Posted by: John Tozzi on June 26, 2009
As a former commercial lender, I’m appalled that bankers are forcing small businesses into bankruptcy rather than doing a workout. Banks’ balance sheets are “fragile” because [they] reduced credit standards to follow the crowd. The unwillingness to work out of problem situations is especially true of the large banks. The locally owned independent bankers are much more likely to work out payment arrangements with business owners. Probably because the decision-makers live in the community in which they serve. It’s more difficult to be hard-hearted when your neighbor, club member or friend is requesting that you help him save his business. I am working with some business owners in this regard.
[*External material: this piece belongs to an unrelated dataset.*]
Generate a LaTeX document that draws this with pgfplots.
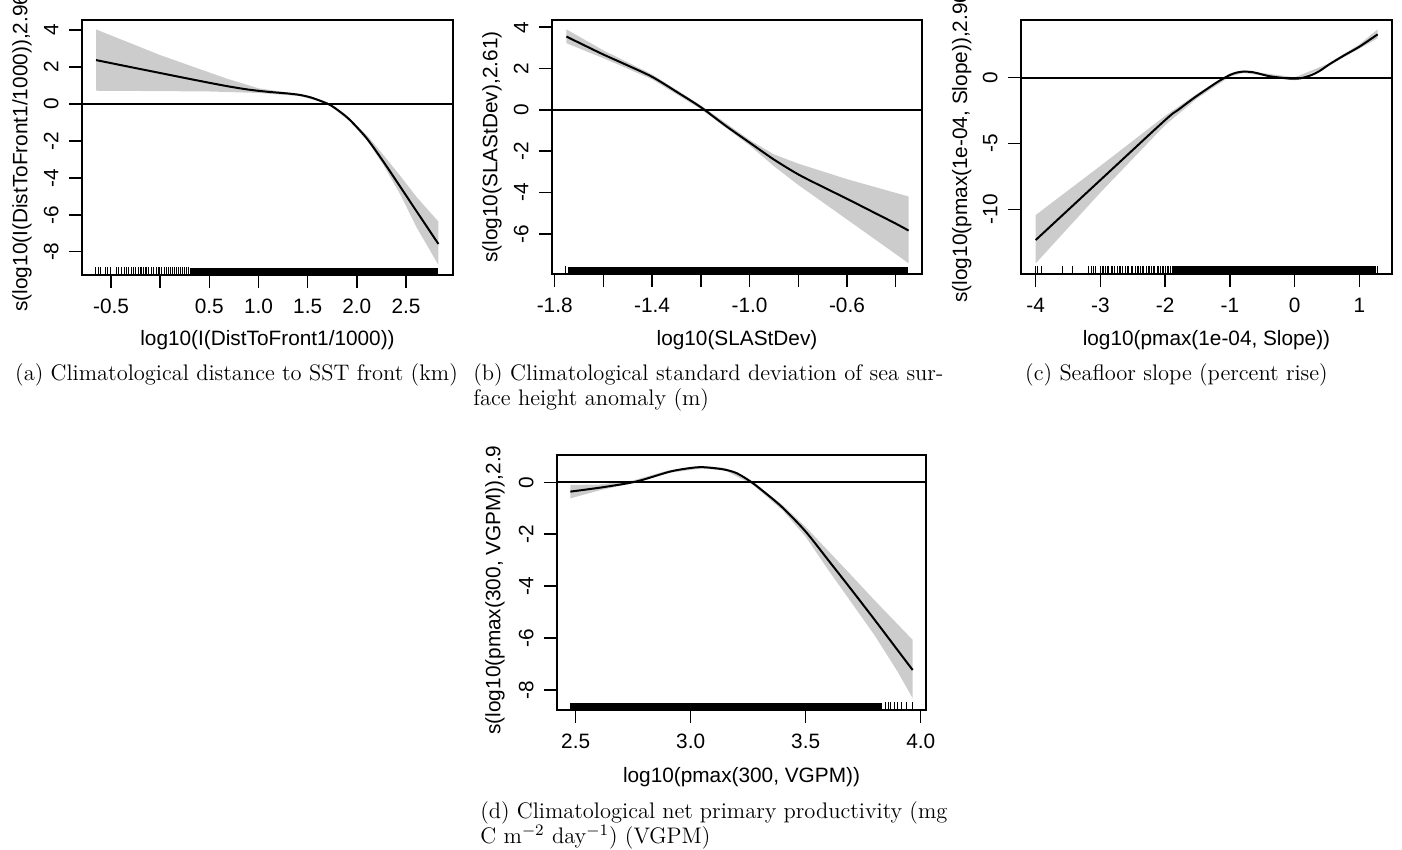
\documentclass[border=0pt]{standalone}
\usepackage{pgfplots}
\pgfplotsset{compat=1.18}
\usepackage{fontspec}
\newfontfamily\rsans{Liberation Sans}
\newcommand\rfont{\rsans\fontsize{10.4pt}{12pt}\selectfont}
\newcommand\capfont{\fontsize{11.25pt}{13.5pt}\selectfont}
\definecolor{bandgray}{RGB}{204,204,204}

\pgfplotsset{
  rstyle/.style={
    scale only axis,
    anchor=south west,
    axis line style={line width=0.75pt},
    tick align=outside,
    tick pos=left,
    major tick length=6.5pt,
    every tick/.style={black, line width=0.75pt},
    minor tick num=0,
    tick label style={font=\rfont, inner sep=0pt},
    xticklabel style={anchor=base},
    yticklabel style={rotate=90, anchor=base},
    xticklabel shift=12.9pt,
    yticklabel shift=5.3pt,
    every axis x label/.style={font=\rfont, anchor=center},
    every axis y label/.style={font=\rfont, rotate=90, anchor=west, inner sep=0pt},
    clip=true,
  },
  band/.style={fill=bandgray, draw=none},
  fit/.style={black, line width=1pt, smooth},
  zero/.style={black, line width=0.85pt},
  rug/.style={only marks, mark=|, mark size=1.9pt, mark options={line width=0.5pt, black}},
  rugblock/.style={fill=black, draw=none},
}

\begin{document}
\begin{tikzpicture}

% (a) distance to SST front
\begin{axis}[rstyle, at={(41pt,-137.5pt)}, width=185.5pt, height=127.5pt,
  xmin=-0.795, xmax=2.978, ymin=-9.26, ymax=4.55,
  xtick={-0.5,0,0.5,1,1.5,2,2.5}, xticklabels={-0.5,,0.5,1.0,1.5,2.0,2.5},
  ytick={-8,-6,-4,-2,0,2,4}, yticklabels={-8,-6,-4,-2,0,2,4},
  xlabel={log10(I(DistToFront1/1000))},
  xlabel style={at={(axis description cs:0.5,-0.257)}},
  ylabel={s(log10(I(DistToFront1/1000)),2.96)},
  ylabel style={at={(axis description cs:-0.162,-0.145)}},
]
\addplot[band] coordinates {
  (-0.652,4.04) (0,2.65) (0.67,1.39) (1.0,0.85) (1.3,0.62) (1.42,0.55) (1.63,0.23)
  (1.73,0.0) (1.93,-0.8) (2.1,-1.68) (2.27,-2.76) (2.44,-3.88) (2.61,-5.05) (2.83,-6.37)
  (2.83,-8.72) (2.61,-6.7) (2.44,-4.88) (2.27,-3.30) (2.1,-1.95) (1.93,-0.95)
  (1.73,-0.1) (1.63,0.13) (1.42,0.43) (1.3,0.48) (1.0,0.6) (0.5,0.68) (0,0.70) (-0.652,0.72)
} -- cycle;
\addplot[zero] coordinates {(-0.795,0) (2.978,0)};
\addplot[fit] coordinates {
  (-0.652,2.38) (-0.3,2.0) (0,1.68) (0.3,1.36) (0.5,1.15) (0.7,0.95) (0.9,0.78)
  (1.1,0.66) (1.3,0.57) (1.423,0.49) (1.53,0.36) (1.626,0.18) (1.728,-0.05)
  (1.83,-0.42) (1.931,-0.87) (2.101,-1.86) (2.27,-3.12) (2.44,-4.47)
  (2.61,-5.83) (2.83,-7.58)
};
\addplot[rugblock] coordinates {(0.30,-9.26) (2.83,-9.26) (2.83,-8.854) (0.30,-8.854)} -- cycle;
\addplot[rug] coordinates {
  (-0.656,-9.057) (-0.629,-9.057) (-0.602,-9.057) (-0.561,-9.057) (-0.534,-9.057)
  (-0.510,-9.057) (-0.442,-9.057) (-0.426,-9.057) (-0.391,-9.057) (-0.365,-9.057)
  (-0.340,-9.057) (-0.324,-9.057) (-0.289,-9.057) (-0.273,-9.057) (-0.256,-9.057)
  (-0.222,-9.057) (-0.205,-9.057) (-0.188,-9.057) (-0.171,-9.057) (-0.154,-9.057)
  (-0.137,-9.057) (-0.121,-9.057) (-0.086,-9.057) (-0.070,-9.057) (-0.042,-9.057)
  (-0.022,-9.057) (-0.002,-9.057) (0.018,-9.057) (0.039,-9.057) (0.060,-9.057)
  (0.080,-9.057) (0.100,-9.057) (0.121,-9.057) (0.141,-9.057) (0.161,-9.057)
  (0.182,-9.057) (0.202,-9.057) (0.222,-9.057) (0.243,-9.057) (0.263,-9.057) (0.283,-9.057)
};
\end{axis}

% (b) SLA standard deviation
\begin{axis}[rstyle, at={(276pt,-137pt)}, width=185pt, height=127pt,
  xmin=-1.811, xmax=-0.292, ymin=-7.94, ymax=4.35,
  xtick={-1.8,-1.6,-1.4,-1.2,-1.0,-0.8,-0.6,-0.4}, xticklabels={-1.8,,-1.4,,-1.0,,-0.6,},
  ytick={-6,-4,-2,0,2,4}, yticklabels={-6,-4,-2,0,2,4},
  xlabel={log10(SLAStDev)},
  xlabel style={at={(axis description cs:0.5,-0.26)}},
  ylabel={s(log10(SLAStDev),2.61)},
  ylabel style={at={(axis description cs:-0.162,0.043)}},
]
\addplot[band] coordinates {
  (-1.752,3.9) (-1.6,2.88) (-1.4,1.72) (-1.2,0.22) (-1.0,-1.45) (-0.9,-2.15)
  (-0.8,-2.6) (-0.6,-3.35) (-0.347,-4.19)
  (-0.347,-7.42) (-0.6,-5.3) (-0.8,-3.63) (-0.9,-2.72) (-1.0,-1.72)
  (-1.2,0.04) (-1.4,1.48) (-1.6,2.5) (-1.752,3.23)
} -- cycle;
\addplot[zero] coordinates {(-1.811,0) (-0.292,0)};
\addplot[fit] coordinates {
  (-1.752,3.55) (-1.7,3.25) (-1.6,2.68) (-1.5,2.15) (-1.4,1.6) (-1.3,0.88)
  (-1.2,0.13) (-1.1,-0.75) (-1.0,-1.58) (-0.9,-2.4) (-0.8,-3.12) (-0.7,-3.72)
  (-0.6,-4.3) (-0.5,-4.9) (-0.4,-5.5) (-0.347,-5.84)
};
\addplot[rugblock] coordinates {(-1.745,-7.94) (-0.349,-7.94) (-0.349,-7.577) (-1.745,-7.577)} -- cycle;
\addplot[rug] coordinates {(-1.757,-7.758)};
\end{axis}

% (c) seafloor slope
\begin{axis}[rstyle, at={(510.5pt,-137pt)}, width=185.5pt, height=127pt,
  xmin=-4.227, xmax=1.505, ymin=-14.91, ymax=4.38,
  xtick={-4,-3,-2,-1,0,1}, xticklabels={-4,-3,-2,-1,0,1},
  ytick={-10,-5,0}, yticklabels={-10,-5,0},
  xlabel={log10(pmax(1e-04, Slope))},
  xlabel style={at={(axis description cs:0.5,-0.26)}},
  ylabel={s(log10(pmax(1e-04, Slope)),2.96)},
  ylabel style={at={(axis description cs:-0.16,-0.114)}},
]
\addplot[band] coordinates {
  (-4,-10.43) (-3,-6.7) (-2,-2.9) (-1.5,-1.2) (-1.0,0.32) (-0.79,0.56) (-0.5,0.36)
  (0,0.02) (0.5,1.02) (1.0,2.52) (1.283,3.67)
  (1.283,2.99) (1.0,2.2) (0.5,0.84) (0,-0.2) (-0.5,0.16) (-0.79,0.36) (-1.0,0.08)
  (-1.5,-1.55) (-2,-3.6) (-3,-8.72) (-4,-14.1)
} -- cycle;
\addplot[zero] coordinates {(-4.227,0) (1.505,0)};
\addplot[fit] coordinates {
  (-4,-12.33) (-3,-7.77) (-2,-3.22) (-1.8,-2.45) (-1.563,-1.57) (-1.3,-0.68)
  (-1.15,-0.2) (-1.0,0.2) (-0.9,0.38) (-0.79,0.46) (-0.65,0.42) (-0.53,0.28)
  (-0.4,0.12) (-0.27,0.03) (-0.1,-0.06) (0,-0.08) (0.1,-0.04) (0.26,0.2)
  (0.4,0.55) (0.52,0.96) (0.75,1.65) (1.0,2.35) (1.283,3.29)
};
\addplot[rugblock] coordinates {(-1.89,-14.91) (1.25,-14.91) (1.25,-14.34) (-1.89,-14.34)} -- cycle;
\addplot[rug] coordinates {
  (-4.0,-14.625) (-3.974,-14.625) (-3.91,-14.625) (-3.588,-14.625) (-3.434,-14.625)
  (-3.177,-14.625) (-3.14,-14.625) (-3.10,-14.625) (-3.074,-14.625) (-2.996,-14.625)
  (-2.97,-14.625) (-2.945,-14.625) (-2.919,-14.625) (-2.893,-14.625) (-2.868,-14.625)
  (-2.827,-14.625) (-2.806,-14.625) (-2.775,-14.625) (-2.739,-14.625) (-2.713,-14.625)
  (-2.688,-14.625) (-2.652,-14.625) (-2.61,-14.625) (-2.585,-14.625) (-2.559,-14.625)
  (-2.518,-14.625) (-2.497,-14.625) (-2.456,-14.625) (-2.43,-14.625) (-2.405,-14.625)
  (-2.379,-14.625) (-2.353,-14.625) (-2.327,-14.625) (-2.291,-14.625) (-2.26,-14.625)
  (-2.24,-14.625) (-2.209,-14.625) (-2.183,-14.625) (-2.157,-14.625) (-2.121,-14.625)
  (-2.096,-14.625) (-2.07,-14.625) (-2.044,-14.625) (-2.018,-14.625) (-1.993,-14.625)
  (-1.967,-14.625) (-1.941,-14.625) (-1.916,-14.625) (1.283,-14.625)
};
\end{axis}

% (d) VGPM productivity
\begin{axis}[rstyle, at={(278.5pt,-355pt)}, width=184.5pt, height=127.5pt,
  xmin=2.419, xmax=4.023, ymin=-8.77, ymax=1.05,
  xtick={2.5,3,3.5,4}, xticklabels={2.5,3.0,3.5,4.0},
  ytick={-8,-6,-4,-2,0}, yticklabels={-8,-6,-4,-2,0},
  xlabel={log10(pmax(300, VGPM))},
  xlabel style={at={(axis description cs:0.5,-0.263)}},
  ylabel={s(log10(pmax(300, VGPM)),2.9},
  ylabel style={at={(axis description cs:-0.168,-0.098)}},
]
\addplot[band] coordinates {
  (2.477,-0.10) (2.6,-0.09) (2.75,0.07) (2.9,0.45) (3.05,0.63) (3.15,0.55)
  (3.265,0.05) (3.4,-0.88) (3.5,-1.72) (3.6,-2.66) (3.7,-3.6) (3.8,-4.55) (3.9,-5.47) (3.965,-6.07)
  (3.965,-8.32) (3.9,-7.3) (3.8,-5.9) (3.7,-4.65) (3.6,-3.4) (3.5,-2.1) (3.4,-1.08) (3.265,-0.06)
  (3.15,0.45) (3.05,0.53) (2.9,0.36) (2.75,-0.02) (2.6,-0.32) (2.477,-0.62)
} -- cycle;
\addplot[zero] coordinates {(2.419,0) (4.023,0)};
\addplot[fit] coordinates {
  (2.477,-0.36) (2.619,-0.19) (2.764,0.03) (2.91,0.41) (3.0,0.55) (3.055,0.58)
  (3.14,0.5) (3.2,0.35) (3.265,0.0) (3.33,-0.45) (3.4,-0.98) (3.5,-1.9)
  (3.6,-3.02) (3.7,-4.15) (3.8,-5.3) (3.9,-6.47) (3.965,-7.23)
};
\addplot[rugblock] coordinates {(2.477,-8.77) (3.83,-8.77) (3.83,-8.481) (2.477,-8.481)} -- cycle;
\addplot[rug] coordinates {
  (3.845,-8.626) (3.86,-8.626) (3.87,-8.626) (3.884,-8.626) (3.898,-8.626)
  (3.918,-8.626) (3.94,-8.626) (3.965,-8.626)
};
\end{axis}

% captions
\node[anchor=base, font=\capfont] at (118.25pt,-190pt) {(a) Climatological distance to SST front (km)};
\node[anchor=base west, inner sep=0pt, font=\capfont] at (236.5pt,-190pt)
  {\makebox[235pt][s]{(b) Climatological standard deviation of sea sur-}};
\node[anchor=base west, inner sep=0pt, font=\capfont] at (236.5pt,-202.5pt) {face height anomaly (m)};
\node[anchor=base, font=\capfont] at (588.25pt,-190pt) {(c) Seafloor slope (percent rise)};
\node[anchor=base west, inner sep=0pt, font=\capfont] at (240pt,-409pt)
  {\makebox[233.5pt][s]{(d) Climatological net primary productivity (mg}};
\node[anchor=base west, inner sep=0pt, font=\capfont] at (240pt,-421.5pt)
  {C m$^{-2}$ day$^{-1}$) (VGPM)};

\pgfresetboundingbox
\path[use as bounding box] (0pt,0pt) rectangle (701pt,-425pt);
\end{tikzpicture}
\end{document}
In my prior life as a commercial banker, every one of the banks I worked for referred to themselves as a “relationship bank”. Well, it is apparent that the “relationship” only works one way. That’s NOT a relationship that anyone can be in successfully. Come on bankers, small business owners need you now more than ever. Don’t follow the crowd like you’ve always done. We need bankers with the mental toughness and guts to take a stand and do what’s right for business owners.
Banks — especially the ones that took TARP funds — have been in a bind since last fall. They’re under pressure on one hand to increase the flow of credit to households and businesses, and on the other hand to reduce the risk on their books. It’s easy to understand why banks would push to recover whatever they can immediately from small companies facing insolvency, considering the cost and time involved in doing workouts with companies that may not be viable in the long term. As Sheila points not, it’s not relationship lending, it’s simply looking at the numbers. The irony is that the companies filing bankruptcy right now are small enough to fail — while many of their creditors, who have no patience for workouts, are only around because the government rescued them.